The Art Show 2024: Charles White
Thursday, October 31, 2024 from 12:00pm to 07:00pm
Michael Rosenfeld Gallery
100 Eleventh Avenue at 19th Street
Michael Rosenfeld Gallery is pleased to participate in The Art Show 2024 with Charles White, a solo exhibition of paintings and drawings from each period of the artist’s career with particular emphasis on the Civil Rights Movement era. Bringing together a compelling selection of major works dating from 1936 to 1975, Charles White offers a concise survey of the artist’s style as it evolved over four decades in his relentless endeavor to affectively convey the humanitarian themes that were the primary concern of his art.
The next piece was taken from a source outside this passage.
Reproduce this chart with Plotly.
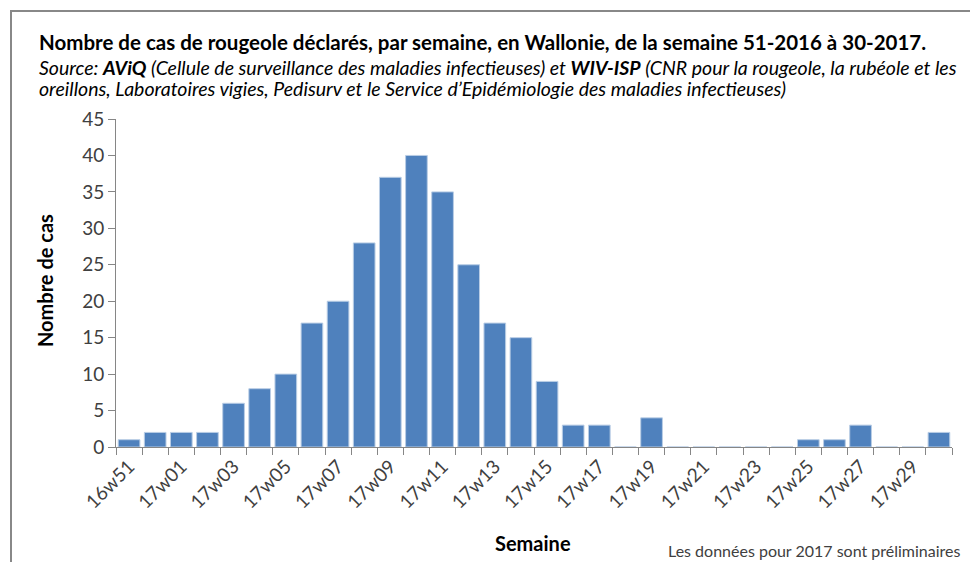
import plotly.graph_objects as go

weeks = ["16w51", "16w52"] + [f"17w{i:02d}" for i in range(1, 31)]
cases = [1, 2, 2, 2, 6, 8, 10, 17, 20, 28, 37, 40, 35, 25, 17, 15, 9, 3, 3, 0,
         4, 0, 0, 0, 0, 0, 1, 1, 3, 0, 0, 2]
tick_text = [w if i % 2 == 0 else "" for i, w in enumerate(weeks)]

title = "Nombre de cas de rougeole déclarés, par semaine, en Wallonie, de la semaine 51-2016 à 30-2017."
src1 = "Source: <b>AViQ</b> (Cellule de surveillance des maladies infectieuses) et <b>WIV-ISP</b> (CNR pour la rougeole, la rubéole et les"
src2 = "oreillons, Laboratoires vigies, Pedisurv et le Service d’Epidémiologie des maladies infectieuses)"
note = "Les données pour 2017 sont préliminaires"

FONT = "Lato"
L, R, T, B = 116, 18, 119, 115
W, H = 970, 562
pw = W - L - R
ph = H - T - B

def px(x):
    return (x - L) / pw

def py(y):
    return (H - B - y) / ph

fig = go.Figure(go.Bar(
    x=weeks, y=cases,
    marker=dict(color="#4F81BD", line=dict(color="#B9CDE5", width=1)),
    hoverinfo="skip",
))

fig.update_layout(
    width=W, height=H,
    margin=dict(l=L, r=R, t=T, b=B, autoexpand=False),
    plot_bgcolor="white", paper_bgcolor="white",
    bargap=0.17,
    showlegend=False,
    font=dict(family=FONT, color="#404040"),
)
fig.update_xaxes(
    type="category",
    tickmode="array", tickvals=weeks, ticktext=tick_text,
    tickson="boundaries", ticks="outside", ticklen=7, tickcolor="#868686",
    tickangle=-45, tickfont=dict(size=19, color="#404040", family=FONT),
    showline=True, linecolor="#868686", linewidth=1,
    showgrid=False, zeroline=False, automargin=False,
)
fig.update_yaxes(
    range=[0, 45], dtick=5, ticks="outside", ticklen=7, tickcolor="#868686",
    tickfont=dict(size=19, color="#404040", family=FONT),
    showline=True, linecolor="#868686", linewidth=1,
    showgrid=False, zeroline=False, automargin=False,
)

ann = [
    dict(text=f"<b>{title}</b>", x=px(37), y=py(42), xanchor="left", yanchor="middle",
         font=dict(size=20.5, color="black", family=FONT)),
    dict(text=f"<i>{src1}</i>", x=px(37), y=py(67), xanchor="left", yanchor="middle",
         font=dict(size=19.5, color="black", family=FONT)),
    dict(text=f"<i>{src2}</i>", x=px(37), y=py(89), xanchor="left", yanchor="middle",
         font=dict(size=19.5, color="black", family=FONT)),
    dict(text="<b>Nombre de cas</b>", x=px(45), y=py(281), textangle=-90,
         xanchor="center", yanchor="middle", font=dict(size=20, color="black", family=FONT)),
    dict(text="<b>Semaine</b>", x=px(533), y=py(543), xanchor="center", yanchor="middle",
         font=dict(size=20, color="black", family=FONT)),
    dict(text=note, x=px(666), y=py(550), xanchor="left", yanchor="middle",
         font=dict(size=16, color="#404040", family=FONT)),
]
for a in ann:
    a.update(xref="paper", yref="paper", showarrow=False)
fig.update_layout(annotations=ann)

fig.add_shape(type="rect", xref="paper", yref="paper",
              x0=px(11), x1=px(990), y0=py(600), y1=py(11),
              line=dict(color="#888888", width=2), fillcolor="rgba(0,0,0,0)", layer="below")

fig.write_html("out.html", config={"displayModeBar": False},
               post_script="document.body.style.margin='0';")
Active in Chicago, New York, and Los Angeles, Charles White produced a powerful body of figurative compositions depicting subjects drawn from the rich history of Black America and the world around him. His prolific oeuvre comprises social realist scenes, narrative compositions of historical subjects, and a large body of portraiture depicting political leaders, creative luminaries, and everyday Black Americans from all walks of life. White’s allegorical compositions of the 1960s are especially well-represented in Michael Rosenfeld Gallery’s presentation with a group of large-scale drawings that exhibit his masterful technical skill and directly address the social and political injustices endemic to Black American life. White’s art evolved through various styles over a forty-year period as he adapted his approach to adequately convey his shifting interests, but he never wavered in his dedication to portraying Black Americans in “images of dignity,” as he put it.
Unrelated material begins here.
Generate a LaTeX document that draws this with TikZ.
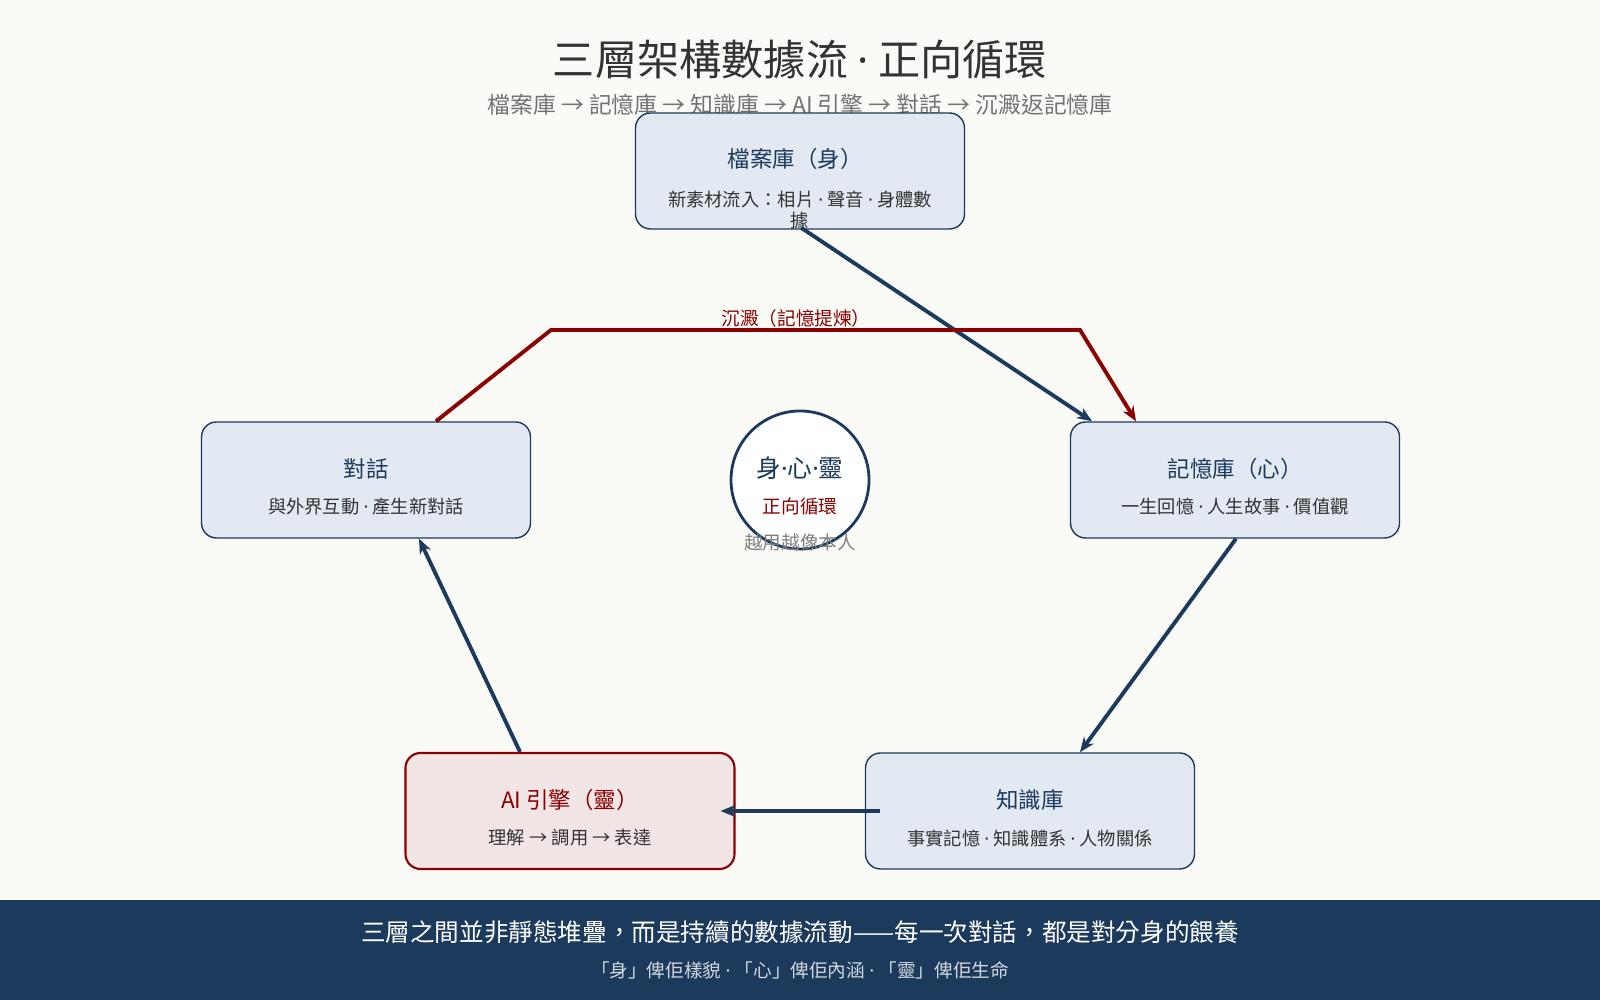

Highlights of Charles White include two major portraits of venerated musical artists, Paul Robeson (1973) and Leadbelly (1975). Commissioned by photographer and filmmaker Gordon Parks (1912–2006) for the promotional art and soundtrack album cover associated with the 1976 film Leadbelly—which Parks directed—White’s portrait is an elevating portrayal of the blues legend, who he renders in titanic proportions reflective of the indelible impact he had on twentieth-century music. Paul Robeson is similarly monumental in scale but takes a tondo format, focusing the eye on the baritone’s exquisitely rendered face gazing heavenward at a dappled beam of light. Chosen by White for its ties to Renaissance portraiture, the tondo functions as “a framing device that subtly evokes a cosmic sense of the measureless or boundless.”